[Description of the task] Look below. Copy each line that has "with" in it.

___

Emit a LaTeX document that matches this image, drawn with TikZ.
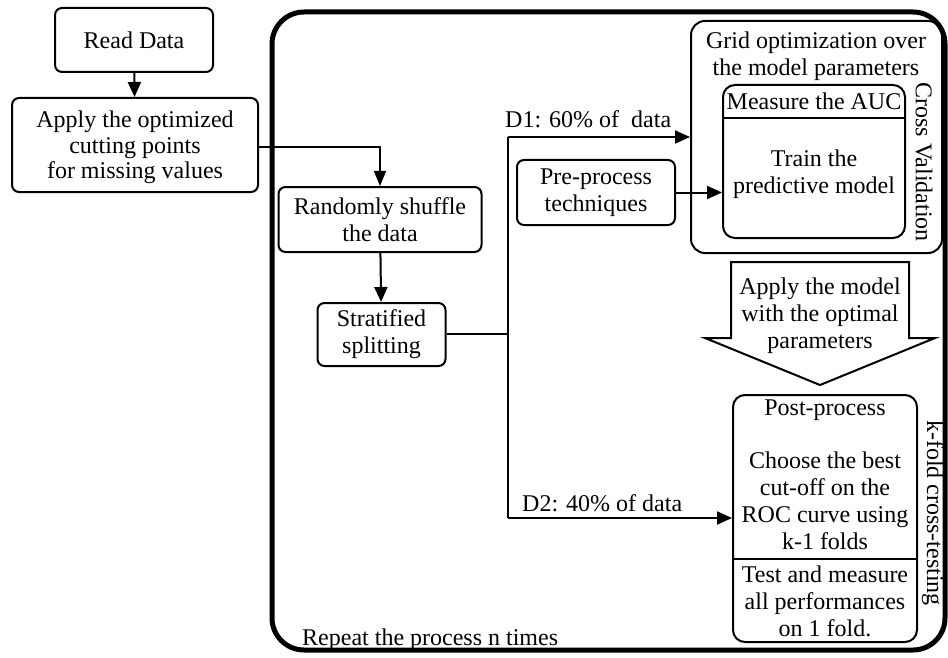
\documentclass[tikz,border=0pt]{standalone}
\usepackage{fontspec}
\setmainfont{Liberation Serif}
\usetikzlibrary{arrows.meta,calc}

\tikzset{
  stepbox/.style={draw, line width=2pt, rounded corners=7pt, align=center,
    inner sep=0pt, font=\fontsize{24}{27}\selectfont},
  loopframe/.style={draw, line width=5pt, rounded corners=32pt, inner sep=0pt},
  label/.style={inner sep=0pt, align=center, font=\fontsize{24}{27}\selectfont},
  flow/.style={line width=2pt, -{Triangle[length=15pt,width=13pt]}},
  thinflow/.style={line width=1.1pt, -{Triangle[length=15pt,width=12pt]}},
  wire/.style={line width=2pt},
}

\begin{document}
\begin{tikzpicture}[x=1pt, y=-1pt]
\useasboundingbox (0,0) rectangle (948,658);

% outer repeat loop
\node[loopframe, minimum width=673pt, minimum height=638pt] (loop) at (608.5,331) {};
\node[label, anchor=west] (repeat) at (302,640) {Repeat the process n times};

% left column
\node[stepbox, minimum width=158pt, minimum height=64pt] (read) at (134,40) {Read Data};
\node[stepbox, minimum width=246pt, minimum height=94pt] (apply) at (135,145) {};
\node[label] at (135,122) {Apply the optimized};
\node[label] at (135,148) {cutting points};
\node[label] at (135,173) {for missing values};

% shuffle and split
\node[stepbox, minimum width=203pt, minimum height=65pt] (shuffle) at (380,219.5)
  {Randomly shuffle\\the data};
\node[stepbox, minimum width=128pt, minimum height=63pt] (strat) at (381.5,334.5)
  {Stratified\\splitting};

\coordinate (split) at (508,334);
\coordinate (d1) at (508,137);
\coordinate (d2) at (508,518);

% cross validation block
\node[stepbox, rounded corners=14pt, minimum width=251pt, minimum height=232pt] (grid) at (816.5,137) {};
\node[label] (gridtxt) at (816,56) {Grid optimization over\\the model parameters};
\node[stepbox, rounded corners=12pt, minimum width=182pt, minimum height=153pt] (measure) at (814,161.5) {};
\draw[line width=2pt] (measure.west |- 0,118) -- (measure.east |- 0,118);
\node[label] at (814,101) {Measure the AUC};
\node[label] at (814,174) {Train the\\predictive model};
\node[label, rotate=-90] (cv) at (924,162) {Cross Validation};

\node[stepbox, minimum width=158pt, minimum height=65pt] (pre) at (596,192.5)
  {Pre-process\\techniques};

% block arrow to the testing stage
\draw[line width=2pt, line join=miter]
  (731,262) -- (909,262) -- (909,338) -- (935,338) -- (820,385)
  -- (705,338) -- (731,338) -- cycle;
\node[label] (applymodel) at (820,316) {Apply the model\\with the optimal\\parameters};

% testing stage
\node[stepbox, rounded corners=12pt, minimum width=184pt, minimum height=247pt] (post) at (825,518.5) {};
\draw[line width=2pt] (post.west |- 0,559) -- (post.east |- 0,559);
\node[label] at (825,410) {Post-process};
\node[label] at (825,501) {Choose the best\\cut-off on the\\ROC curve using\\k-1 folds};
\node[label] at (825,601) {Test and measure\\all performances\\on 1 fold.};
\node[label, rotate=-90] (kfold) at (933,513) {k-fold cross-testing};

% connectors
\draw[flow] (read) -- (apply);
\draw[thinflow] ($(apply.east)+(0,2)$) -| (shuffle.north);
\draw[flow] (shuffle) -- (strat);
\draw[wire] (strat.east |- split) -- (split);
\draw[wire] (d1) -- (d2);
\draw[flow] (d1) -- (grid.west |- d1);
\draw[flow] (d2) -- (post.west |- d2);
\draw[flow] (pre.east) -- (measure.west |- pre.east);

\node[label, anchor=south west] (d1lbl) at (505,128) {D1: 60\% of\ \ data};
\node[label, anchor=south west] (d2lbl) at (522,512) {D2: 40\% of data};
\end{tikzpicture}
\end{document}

___

[Right answer]
Emit a LaTeX document that matches this image, drawn with TikZ.
\node[label] (applymodel) at (820,316) {Apply the model\\with the optimal\\parameters};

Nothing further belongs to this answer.